IV. Трудности, с которыми сталкивалось древнеисландское общество
Важнейшей чертой истории исландского народа, главной предпосылкой его существования как народа является создание и достаточно долгое существование народовластия, что наложило особый отпечаток на исландский народ. Решающая борьба, обеспечившая его существование и тем самым достижение определенного исторического результата, происходила в период 990-1030 годов, когда существовала наибольшая опасность того, что иноземная государственная власть подчинит себе исландский народ и направит развитие Исландии по тому же пути, по которому пошло развитие скандинавских стран. Тот факт, что у исландского общества тогда было достаточно сил, достаточно выдающихся вождей, что исландский народ был достаточно развит для того, чтобы отвратить эту опасность, является одним из важнейших и положительных моментов исландской политической истории.
Для современных исландцев, живущих в критические годы своей истории, в годы, когда решается вопрос о том, будут ли они продолжать существовать как народ, важно попытаться до конца понять, какие силы и какие обстоятельства привели к тому, что их предкам удалось отстоять свою самостоятельность.
История исландского народовластия – это история, рассказывающая о столкновениях членов этого общества с социальным устройством, в котором им приходится жить. Это история, рассказывающая о попытках преодолеть недостатки старого родового общества, организовать мирное сотрудничество людей. Это история, рассказывающая о борьбе людей с голодом и неурожаями и о том, как старое родовое общество побеждало трудности. Это история, рассказывающая о борьбе с разлагающими губительными силами нового классового общества, которое создавалось в это время. Это история, рассказывающая о гордости и мужестве людей из народа, столкнувшихся с гнетом господствующего класса. Это история, рассказывающая о борьбе с посягательствами иностранной королевской власти на исландское народовластие, о борьбе против насилия чужеземной крупной знати и королей. Это история, рассказывающая о том, что в душах членов самого этого общества боролись те же силы, которые участвовали и в социальной борьбе. Это история, рассказывающая об обществе, которое закалялось в горниле истории.
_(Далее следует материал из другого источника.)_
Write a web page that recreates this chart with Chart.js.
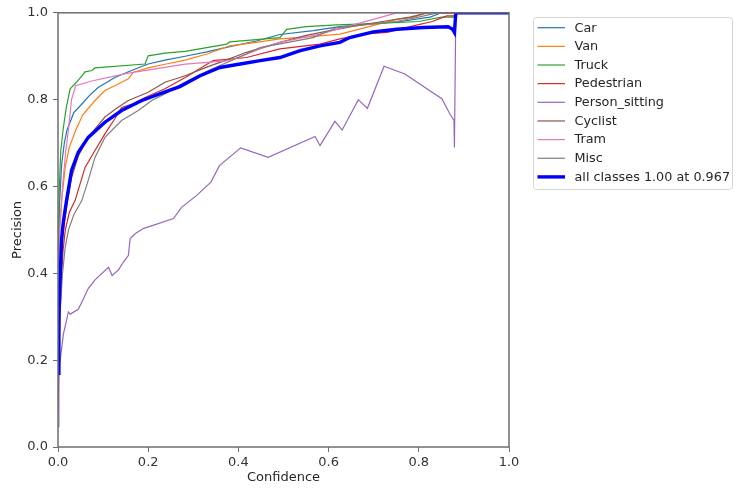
<!DOCTYPE html>
<html>
<head>
<meta charset="utf-8">
<script src="https://cdn.jsdelivr.net/npm/chart.js@4"></script>
<style>
  html, body { margin: 0; padding: 0; background: #fff; }
  #c { display: block; }
</style>
</head>
<body>
<canvas id="c" width="736" height="488"></canvas>
<script>
// ---- data ----
const seriesNames = ["Car", "Van", "Truck", "Pedestrian", "Person_sitting", "Cyclist", "Tram", "Misc", "all classes 1.00 at 0.967"];
const xTicks = [0, 0.2, 0.4, 0.6, 0.8, 1.0];
const yTicks = [0, 0.2, 0.4, 0.6, 0.8, 1.0];

const carConf = [0, 0.003, 0.008, 0.014, 0.02, 0.035, 0.053, 0.07, 0.089, 0.126, 0.163, 0.2, 0.237, 0.282, 0.33, 0.381, 0.44, 0.492, 0.566, 0.625, 0.7, 0.76, 0.825, 0.85, 1.0];
const carPrec = [0.35, 0.55, 0.65, 0.7, 0.73, 0.77, 0.79, 0.81, 0.828, 0.851, 0.867, 0.882, 0.891, 0.9, 0.91, 0.922, 0.935, 0.95, 0.959, 0.968, 0.975, 0.98, 0.99, 1.0, 1.0];

const vanConf = [0, 0.002, 0.004, 0.008, 0.016, 0.025, 0.039, 0.055, 0.082, 0.104, 0.126, 0.156, 0.167, 0.2, 0.24, 0.282, 0.33, 0.381, 0.44, 0.492, 0.56, 0.625, 0.69, 0.751, 0.79, 0.817, 1.0];
const vanPrec = [0.3, 0.42, 0.5, 0.568, 0.644, 0.69, 0.729, 0.765, 0.798, 0.821, 0.832, 0.848, 0.863, 0.873, 0.882, 0.891, 0.905, 0.924, 0.932, 0.94, 0.945, 0.951, 0.968, 0.985, 0.99, 1.0, 1.0];

const truckConf = [0, 0.003, 0.006, 0.011, 0.018, 0.027, 0.041, 0.06, 0.075, 0.082, 0.193, 0.2, 0.237, 0.282, 0.374, 0.381, 0.492, 0.507, 0.551, 0.618, 0.7, 0.8, 0.85, 0.878, 0.882, 1.0];
const truckPrec = [0.4, 0.6, 0.68, 0.729, 0.78, 0.825, 0.84, 0.864, 0.867, 0.873, 0.882, 0.901, 0.907, 0.911, 0.928, 0.933, 0.943, 0.962, 0.968, 0.972, 0.975, 0.98, 0.99, 0.99, 1.0, 1.0];

const pedConf = [0, 0.003, 0.007, 0.011, 0.016, 0.025, 0.038, 0.06, 0.082, 0.104, 0.126, 0.141, 0.165, 0.193, 0.237, 0.282, 0.344, 0.418, 0.492, 0.581, 0.625, 0.677, 0.73, 0.788, 0.83, 0.862, 0.878, 0.882, 1.0];
const pedPrec = [0.08, 0.25, 0.38, 0.45, 0.499, 0.54, 0.568, 0.644, 0.683, 0.721, 0.756, 0.782, 0.79, 0.805, 0.825, 0.851, 0.89, 0.897, 0.917, 0.928, 0.94, 0.951, 0.955, 0.97, 0.98, 0.993, 0.993, 1.0, 1.0];

const sitConf = [0, 0.002, 0.012, 0.023, 0.027, 0.045, 0.053, 0.067, 0.082, 0.112, 0.12, 0.134, 0.145, 0.156, 0.16, 0.171, 0.189, 0.256, 0.274, 0.307, 0.339, 0.358, 0.405, 0.466, 0.57, 0.581, 0.614, 0.63, 0.666, 0.686, 0.723, 0.769, 0.851, 0.869, 0.878, 0.879, 0.882, 1.0];
const sitPrec = [0.047, 0.177, 0.26, 0.311, 0.306, 0.317, 0.334, 0.365, 0.385, 0.414, 0.395, 0.408, 0.426, 0.441, 0.48, 0.491, 0.503, 0.526, 0.552, 0.579, 0.61, 0.648, 0.689, 0.667, 0.715, 0.694, 0.75, 0.73, 0.8, 0.78, 0.877, 0.859, 0.802, 0.767, 0.752, 0.69, 1.0, 1.0];

const cycConf = [0, 0.003, 0.007, 0.012, 0.02, 0.03, 0.045, 0.06, 0.08, 0.104, 0.13, 0.156, 0.2, 0.237, 0.282, 0.33, 0.37, 0.418, 0.492, 0.55, 0.603, 0.66, 0.72, 0.78, 0.82, 1.0];
const cycPrec = [0.12, 0.3, 0.42, 0.5, 0.56, 0.62, 0.67, 0.7, 0.73, 0.76, 0.78, 0.798, 0.817, 0.84, 0.855, 0.875, 0.89, 0.909, 0.932, 0.948, 0.959, 0.97, 0.98, 0.99, 1.0, 1.0];

const tramConf = [0, 0.004, 0.01, 0.017, 0.023, 0.03, 0.039, 0.075, 0.15, 0.282, 0.381, 0.448, 0.492, 0.581, 0.64, 0.699, 0.751, 1.0];
const tramPrec = [0.3, 0.5, 0.6, 0.68, 0.729, 0.8, 0.832, 0.843, 0.86, 0.882, 0.89, 0.917, 0.932, 0.951, 0.968, 0.985, 1.0, 1.0];

const miscConf = [0, 0.004, 0.01, 0.016, 0.023, 0.035, 0.053, 0.067, 0.082, 0.104, 0.141, 0.178, 0.208, 0.24, 0.282, 0.34, 0.418, 0.448, 0.51, 0.566, 0.618, 0.68, 0.75, 0.8, 0.84, 1.0];
const miscPrec = [0.15, 0.3, 0.4, 0.46, 0.499, 0.535, 0.568, 0.614, 0.667, 0.713, 0.752, 0.775, 0.798, 0.815, 0.84, 0.87, 0.905, 0.92, 0.932, 0.943, 0.966, 0.972, 0.98, 0.99, 1.0, 1.0];

const allConf = [0, 0.002, 0.005, 0.008, 0.012, 0.019, 0.03, 0.045, 0.067, 0.104, 0.141, 0.186, 0.23, 0.27, 0.315, 0.359, 0.404, 0.448, 0.492, 0.537, 0.581, 0.625, 0.647, 0.699, 0.751, 0.81, 0.865, 0.875, 0.879, 0.882, 1.0];
const allPrec = [0.17, 0.3, 0.4, 0.48, 0.52, 0.568, 0.637, 0.679, 0.713, 0.748, 0.775, 0.798, 0.815, 0.83, 0.855, 0.874, 0.882, 0.89, 0.897, 0.913, 0.924, 0.932, 0.943, 0.956, 0.962, 0.966, 0.968, 0.962, 0.955, 1.0, 1.0];

// ---- build ----
const seriesX = [carConf, vanConf, truckConf, pedConf, sitConf, cycConf, tramConf, miscConf, allConf];
const seriesY = [carPrec, vanPrec, truckPrec, pedPrec, sitPrec, cycPrec, tramPrec, miscPrec, allPrec];
const colors = ["#1f77b4", "#ff7f0e", "#2ca02c", "#d62728", "#9467bd", "#8c564b", "#e377c2", "#7f7f7f", "#0000ff"];

const datasets = seriesNames.map((name, i) => ({
  label: name,
  data: seriesX[i].map((x, j) => ({ x: x, y: seriesY[i][j] })),
  borderColor: colors[i],
  backgroundColor: colors[i],
  borderWidth: i === 8 ? 3.4 : 1.2,
  pointRadius: 0,
  showLine: true,
  tension: 0,
  fill: false,
  order: i === 8 ? 0 : 9 - i
}));

Chart.defaults.font.family = "'DejaVu Sans', sans-serif";
Chart.defaults.font.size = 13;
Chart.defaults.color = "#333";

const framePlugin = {
  id: "frame",
  afterDatasetsDraw(chart) {
    const a = chart.chartArea, ctx = chart.ctx;
    ctx.save();
    ctx.strokeStyle = "#6e6e6e";
    ctx.lineWidth = 1.5;
    ctx.strokeRect(a.left, a.top, a.right - a.left, a.bottom - a.top);
    ctx.restore();
  }
};

const legendPlugin = {
  id: "mplLegend",
  afterDraw(chart) {
    const ctx = chart.ctx;
    const x0 = 533.5, y0 = 17.5, w = 199, h = 172;
    ctx.save();
    ctx.fillStyle = "rgba(255,255,255,0.9)";
    ctx.strokeStyle = "#d6d6d6";
    ctx.lineWidth = 1;
    ctx.beginPath();
    if (ctx.roundRect) ctx.roundRect(x0, y0, w, h, 3); else ctx.rect(x0, y0, w, h);
    ctx.fill();
    ctx.stroke();
    ctx.font = "12.8px 'DejaVu Sans', sans-serif";
    ctx.textBaseline = "middle";
    ctx.textAlign = "left";
    chart.data.datasets.forEach((ds, i) => {
      const y = 27.7 + i * 18.65;
      ctx.strokeStyle = ds.borderColor;
      ctx.lineWidth = ds.borderWidth;
      ctx.beginPath();
      ctx.moveTo(537.5, y);
      ctx.lineTo(565, y);
      ctx.stroke();
      ctx.fillStyle = "#262626";
      ctx.fillText(ds.label, 574.5, y + 0.5);
    });
    ctx.restore();
  }
};

new Chart(document.getElementById("c"), {
  type: "scatter",
  data: { datasets: datasets },
  options: {
    responsive: false,
    devicePixelRatio: 1,
    animation: false,
    layout: { padding: { left: 0, right: 227, top: 12, bottom: 0 } },
    plugins: { legend: { display: false }, tooltip: { enabled: false } },
    scales: {
      x: {
        type: "linear",
        min: 0, max: 1,
        afterFit(scale) { scale.height = 41; },
        afterBuildTicks(scale) { scale.ticks = xTicks.map(v => ({ value: v })); },
        ticks: { callback: v => Number(v).toFixed(1), padding: 3, color: "#333", maxRotation: 0, font: { size: 13 } },
        grid: { display: true, drawOnChartArea: false, drawTicks: true, tickLength: 5, color: "#6e6e6e", lineWidth: 1 },
        border: { display: false },
        title: { display: true, text: "Confidence", color: "#262626", font: { size: 13 }, padding: { top: 0, bottom: 3 } }
      },
      y: {
        type: "linear",
        min: 0, max: 1,
        afterFit(scale) { scale.width = 58; },
        afterBuildTicks(scale) { scale.ticks = yTicks.map(v => ({ value: v })); },
        ticks: { callback: v => Number(v).toFixed(1), padding: 5, color: "#333", font: { size: 13 } },
        grid: { display: true, drawOnChartArea: false, drawTicks: true, tickLength: 5, color: "#6e6e6e", lineWidth: 1 },
        border: { display: false },
        title: { display: true, text: "Precision", color: "#262626", font: { size: 13 }, padding: { top: 10, bottom: 0 } }
      }
    }
  },
  plugins: [framePlugin, legendPlugin]
});
</script>
</body>
</html>
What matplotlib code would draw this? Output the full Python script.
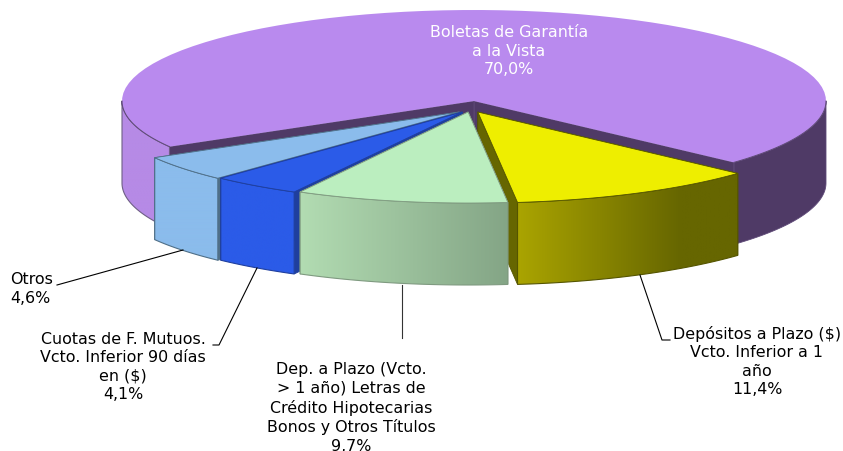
import numpy as np
import matplotlib
matplotlib.use("Agg")
from matplotlib import pyplot as plt
from matplotlib.patches import Polygon
from matplotlib.colors import LinearSegmentedColormap

# clockwise from the big slice
labels = ["Boletas de Garantía\na la Vista\n70,0%",
          "Depósitos a Plazo ($)\nVcto. Inferior a 1\naño\n11,4%",
          "Dep. a Plazo (Vcto.\n> 1 año) Letras de\nCrédito Hipotecarias\nBonos y Otros Títulos\n9,7%",
          "Cuotas de F. Mutuos.\nVcto. Inferior 90 días\nen ($)\n4,1%",
          "Otros\n4,6%"]
values = [70.0, 11.4, 9.7, 4.1, 4.6]

top_colors = ["#b98aee", "#eeee00", "#bbeebf", "#2b5be8", "#8bbcec"]
wall_left = ["#b68ae6", "#aaa400", "#b2dcb2", "#2b5be8", "#8bbcec"]
wall_right = ["#4f3a66", "#666600", "#84a586", "#2b5be8", "#8bbcec"]
cut_colors = ["#4f3a66", "#666600", "#84a586", "#1f3f9e", "#4f6f88"]
edge_colors = ["#5f4a78", "#555500", "#7f9a80", "#1f3f9e", "#4f6f88"]

CX, CY = 474, 101
RX, RY = 352, 91
DEPTH = 82
START = -42.4

fig = plt.figure(figsize=(8.43, 4.51), dpi=100)
ax = fig.add_axes([0, 0, 1, 1])


def arc(cx, cy, t0, t1):
    t = np.radians(np.linspace(t0, t1, 80))
    return np.column_stack([cx + RX * np.cos(t), cy - RY * np.sin(t)])


def wall(cx, cy, t0, t1):
    a = arc(cx, cy, t0, t1)
    return np.vstack([a, a[::-1] + [0, DEPTH]])


def cut(ax_, cx, cy, t, color, edge):
    p = arc(cx, cy, t, t)[0]
    pts = [(cx, cy), p, p + [0, DEPTH], (cx, cy + DEPTH)]
    ax_.add_patch(Polygon(pts, closed=True, fc=color, ec=edge, lw=0.6, zorder=2))


def gradient_wall(ax_, pts, c0, c1, edge, x_end=None):
    # horizontal shading, clipped to the wall shape
    x0, x1 = pts[:, 0].min(), pts[:, 0].max()
    y0, y1 = pts[:, 1].min(), pts[:, 1].max()
    stop = 1.0 if x_end is None else (x_end - x0) / (x1 - x0)
    cmap = LinearSegmentedColormap.from_list("g", [(0, c0), (stop, c1), (1, c1)])
    shape = Polygon(pts, closed=True, fc="none", ec=edge, lw=0.8, zorder=3)
    ax_.add_patch(shape)
    im = ax_.imshow(np.linspace(0, 1, 256)[None, :], extent=[x0, x1, y1, y0],
                    cmap=cmap, aspect="auto", zorder=2.5)
    im.set_clip_path(shape)


angles = np.array(values) / sum(values) * 360
ends = START + np.concatenate([[360], -np.cumsum(angles[1:])])
starts = np.concatenate([[START], ends[1:] + angles[1:]])

# big slice sits behind the rest
t_end = START + angles[0]
ax.add_patch(Polygon(wall(CX, CY, START, 0), closed=True, fc=wall_right[0], ec=edge_colors[0], lw=0.6, zorder=1))
gradient_wall(ax, wall(CX, CY, 180, t_end), wall_left[0], wall_left[0], "#6f5f86")
cut(ax, CX, CY, START, cut_colors[0], edge_colors[0])
cut(ax, CX, CY, t_end, cut_colors[0], edge_colors[0])
big = np.vstack([[[CX, CY]], arc(CX, CY, START, t_end)])
ax.add_patch(Polygon(big, closed=True, fc=top_colors[0], ec="none", zorder=3))
# rim line only where a wall shows under it
for a0, a1 in [(START, 0), (180, t_end)]:
    rim = arc(CX, CY, a0, a1)
    ax.plot(rim[:, 0], rim[:, 1], color=edge_colors[0], lw=0.7, zorder=3.1)

# draw order: back to front, green last
for i, z in [(4, 4), (3, 5), (1, 6), (2, 7)]:
    t0, t1 = starts[i], ends[i]
    mid = np.radians((t0 + t1) / 2)
    cx = 471 + 15 * np.cos(mid)
    cy = 112
    n_before = len(ax.patches)
    cut(ax, cx, cy, t0, cut_colors[i], edge_colors[i])
    cut(ax, cx, cy, t1, cut_colors[i], edge_colors[i])
    pts = wall(cx, cy, t0, t1)
    x_end = 680 if i == 1 else None
    n_img = len(ax.images)
    gradient_wall(ax, pts, wall_left[i], wall_right[i], edge_colors[i], x_end)
    top = np.vstack([[[cx, cy]], arc(cx, cy, t0, t1)])
    ax.add_patch(Polygon(top, closed=True, fc=top_colors[i], ec=edge_colors[i], lw=0.6, zorder=3))
    for p in ax.patches[n_before:]:
        p.set_zorder(z + 0.1 * p.get_zorder())
    for im in ax.images[n_img:]:
        im.set_zorder(z + 0.25)

# leader lines
ax.plot([57, 183], [285, 250], color="black", lw=0.8, zorder=8)
ax.plot([213, 219, 257], [345, 345, 268], color="black", lw=0.8, zorder=8)
ax.plot([402, 402], [285, 338], color="#333333", lw=0.8, zorder=8)
ax.plot([640, 662, 670], [275, 340, 340], color="black", lw=0.8, zorder=8)

FS = 11.4
LS = 1.3
ax.text(509, 51, labels[0], color="white", fontsize=FS, ha="center", va="center", linespacing=LS, zorder=9)
ax.text(757, 361.5, labels[1], color="black", fontsize=FS, ha="center", va="center", linespacing=LS, zorder=9)
ax.text(351, 408, labels[2], color="black", fontsize=FS, ha="center", va="center", linespacing=LS, zorder=9)
ax.text(123, 367, labels[3], color="black", fontsize=FS, ha="center", va="center", linespacing=LS, zorder=9)
ax.text(10, 289, labels[4], color="black", fontsize=FS, ha="left", va="center", linespacing=LS, zorder=9)

ax.set_xlim(0, 843)
ax.set_ylim(451, 0)
ax.axis("off")
fig.savefig("out.png", dpi=100)
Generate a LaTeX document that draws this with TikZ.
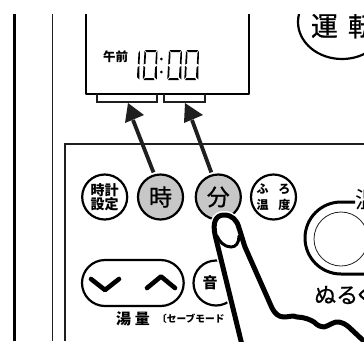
\documentclass[tikz,border=0pt]{standalone}
\usepackage{fontspec}
\setmainfont{Noto Sans CJK JP}
\newfontfamily\medf[FakeBold=0.7]{Noto Sans CJK JP}
\definecolor{btn}{gray}{0.78}
\definecolor{ink}{gray}{0.12}
\tikzset{
  x=1pt,y=-1pt,
  panelline/.style={draw=ink,line width=1.2pt},
  bracketline/.style={draw=ink,line width=2pt},
  pointer/.style={draw=ink,line width=3.8pt},
  pointerhead/.style={fill=ink,draw=none},
  roundbtn/.style={circle,draw=black,line width=2.2pt,fill=white,minimum size=45pt,inner sep=0pt,align=center},
  graybtn/.style={roundbtn,fill=btn},
  lbl/.style={inner sep=0pt,text=black},
  seg/.style={fill=black,draw=none},
  fingerline/.style={draw=black,line width=5pt,line join=round},
}
\newcommand{\rightsegs}{%
    \fill[seg] (15,.5)--(14.6,14.5)--(12.8,13.5)--(13.5,3)--cycle;
    \fill[seg] (14.5,16)--(14.3,29.5)--(12,27)--(12.6,17)--cycle;}
\newcommand{\onedigit}[2]{\begin{scope}[shift={(#1,#2)}]\rightsegs\end{scope}}
\newcommand{\zerodigit}[2]{%
  \begin{scope}[shift={(#1,#2)}]
    \rightsegs
    \fill[seg] (2.5,0)--(14,0)--(13,2)--(4,2)--cycle;
    \fill[seg] (1,30)--(12,30)--(11,28)--(2.5,28)--cycle;
    \fill[seg] (2,1)--(3.5,3)--(3,13.5)--(1.2,14.5)--cycle;
    \fill[seg] (1,16)--(2.6,17)--(2.2,27)--(0.3,29)--cycle;
  \end{scope}}
\begin{document}
\begin{tikzpicture}
\useasboundingbox (0,0) rectangle (364,341);
% side lines
\fill[black] (12.7,14) rectangle (16,341);
\draw[draw=ink,line width=1pt] (52.5,14) -- (52.5,341);
% display
\draw[draw=black,line width=1.6pt,line join=round] (85.7,14) -- (85.7,94) -- (248.7,94) -- (248.7,14);
\draw[bracketline] (97.3,93.5) -- (97.3,101.5) -- (156.7,101.5) -- (156.7,93.5);
\draw[bracketline] (164,93.5) -- (164,101.5) -- (204.7,101.5) -- (204.7,93.5);
\node[lbl,font=\fontsize{12.5}{12.5}\selectfont\bfseries] (ampm) at (115.5,56.5) {午前};
\onedigit{125}{50}
\zerodigit{142.5}{50}
\fill[black] (161.3,59) circle (1.5) (161.3,72) circle (1.5);
\zerodigit{167}{50}
\zerodigit{184}{50}
% run button
\begin{scope}
  \clip (290,14) rectangle (364,70);
  \draw[draw=black,line width=2.2pt] (342,22) ellipse[x radius=44,y radius=37];
  \node[lbl,font=\fontsize{27}{27}\selectfont\medf] (runa) at (324.5,26) {運};
  \node[lbl,font=\fontsize{27}{27}\selectfont\medf] (runb) at (361.5,26) {転};
\end{scope}
% panel
\draw[panelline] (364,144) -- (65,144) -- (65,341);
% buttons
\node[roundbtn,font=\fontsize{14}{13.5}\selectfont\bfseries] (settime) at (104.7,197) {時計\\設定};
\node[graybtn,font=\fontsize{23}{23}\selectfont\medf] (hour) at (160.5,197) {時};
\node[graybtn,font=\fontsize{23}{23}\selectfont\medf] (minute) at (218.3,197) {分};
\node[roundbtn,font=\fontsize{12}{16}\selectfont\bfseries] (bath) at (273.5,197) {ふ\hspace{10pt}ろ\\温\hspace{10pt}度};
% pointer arrows
\coordinate (hb) at (128,103);
\coordinate (mb) at (185,103);
\draw[pointer] (hour.north) ++(-7,-1) -- (133,120);
\fill[pointerhead] (hb) -- (144,115) -- (125,123) -- cycle;
\draw[pointer] (minute.north) ++(-7,-1) -- (192,120);
\fill[pointerhead] (mb) -- (203,115) -- (184,123) -- cycle;
% volume pill
\draw[draw=black,line width=2.2pt,fill=white,rounded corners=23pt] (82,260) rectangle (183.7,306);
\draw[draw=black,line width=4.6pt,line join=round,line cap=round] (91,279) -- (105,290) -- (119,279);
\draw[draw=black,line width=4.6pt,line join=round,line cap=round] (147,288) -- (161,276.5) -- (175,288);
\node[lbl,font=\fontsize{15}{15}\selectfont\bfseries] (yuryo) at (133,319) {湯\hspace{4pt}量};
\node[lbl,font=\fontsize{9.7}{9.7}\selectfont\bfseries,anchor=west] (save) at (157,318.5) {〔セーブモード};
% sound button
\node[roundbtn] (sound) at (216,283) {};
\node[lbl,font=\fontsize{15}{15}\selectfont\bfseries] (soundt) at (210,283) {音};
% big button
\draw[draw=black,line width=3pt] (355,202) -- (341,202) arc[start angle=-90,end angle=-270,radius=36] -- (364,274);
\draw[draw=ink,line width=0.8pt] (341,239) circle (27);
\node[lbl,font=\fontsize{23}{23}\selectfont] (warm) at (367,200) {温};
\node[lbl,font=\fontsize{22}{22}\selectfont\medf,anchor=west] (nuru) at (314,295) {ぬる\hspace{-4pt}く};
% finger
\def\fingerpath{(242,345) -- (215.3,236) .. controls (212,222) and (216,215) .. (224,215) .. controls (232,215) and (237,220) .. (239,228) .. controls (241,234) and (243,241) .. (245,247) -- (272,308) .. controls (275,314) and (279,317) .. (284,317) .. controls (289,317) and (293,315) .. (297,317) .. controls (304,317) and (311,320) .. (314,322) .. controls (318,326) and (321,327) .. (324,327) .. controls (329,326) and (334,321) .. (339,322) .. controls (345,323) and (349,327) .. (352,330) -- (368,345)}
\fill[white] \fingerpath -- cycle;
\draw[white,line width=8pt,line join=round] \fingerpath;
\draw[fingerline] \fingerpath;
\draw[draw=black,line width=3pt,line cap=round] (217,236) .. controls (219,241) and (224,247) .. (231,247) .. controls (236,247) and (239,243) .. (239,236);
\end{tikzpicture}
\end{document}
Древний родовой строй уже давно исчез. Это был строй, при котором маленькая родовая община, возможно, находившаяся в союзе с другими общинами, сообща владела землей и совместно обрабатывала ее своими примитивными орудиями, чтобы получить скудный урожай. Этому способу производства соответствовала своя социальная "надстройка": народное собрание рода, на котором все члены рода, способные носить оружие, имели свободу слова и право принимать решения; предводители рода, доверенные лица и родовые старейшины, дававшие добрые советы, первыми шедшие в битву и действовавшие в полном согласии с народом. Еще не существовало антагонистических интересов, и вожди пользовались большим доверием. Законы были немногочисленны и просты, и все были равны перед ними. Это общество выработало свою собственную идеологию, соответствующую его природе, свои морально-этические представления: обязанность мстить каждому члену другого рода за преступления, совершенные в отношении данного рода (в том числе и за преступления, совершенные против индивида, исполняющего акт мести); в этом обществе были свои представления о собственности: люди должны были сообща пользоваться тем немногим, что у них имелось, до тех пор, пока его хватало, причем гость пользовался им наравне с хозяином; отношение к другим родовым коллективам было враждебное; жизнь каждого из членов данного рода для других его членов была священна: убийство члена своего же рода считалось поступком безумного человека132.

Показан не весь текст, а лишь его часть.